Still, some collages directly reference pop culture or actual events. Thomas notes that Big Bird Feigns Surprise (When Finding Out She’s Not Really a Bird) refers to Sesame Street’s Big Bird identifying as transgender. The collage’s action—without a giveaway trace of yellow—surges in an upward trajectory, biting through the ceiling or top of the composition, perhaps suggesting unencumbered freedom.
In the subtle Mute Heap, a green tower is topped by a dark rectangle suggesting multiple screens or windows. It’s a blank Tower of Babel in which all voices have been quieted, shifted to, and contained in small squares. In Floating Heap three separate bodies of abstraction float in space, simultaneously generating desire and ambivalence. Will the bodies connect, or simply drift away?
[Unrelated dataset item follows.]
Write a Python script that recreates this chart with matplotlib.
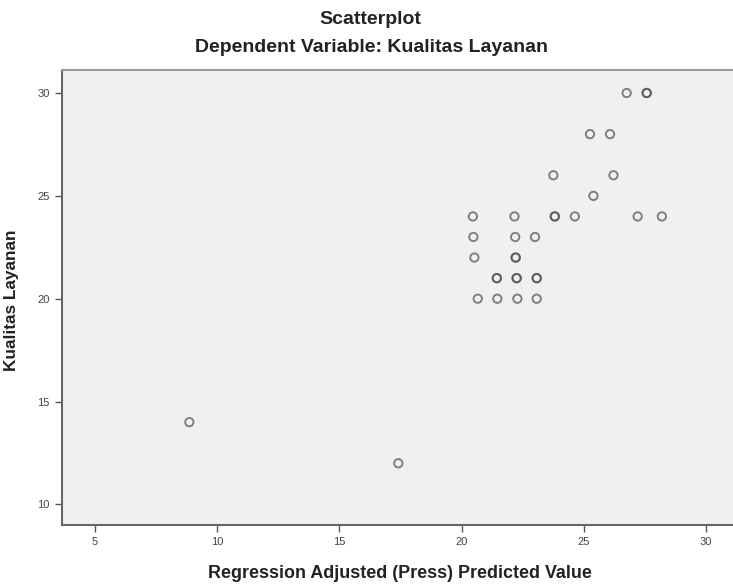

As bellwethers of the exhibition, Mute Heap’s composition mirrors the rolling mounds of the installation, and Floating Heap may thread the connections between all of the collages—abstract yet familiar, ambiguous, yet somehow telling.
—Dana Self, Art Historian and UMKC Conservatory Strategic Communications Manager
Born in Sedalia, Missouri, Thomas received MA and MFA degrees from the University of Iowa and a BFA from Southwest Missouri State University. He was chair and professor of Fine Arts and taught digital imaging, painting and drawing at JCCC from 1991 to 2016.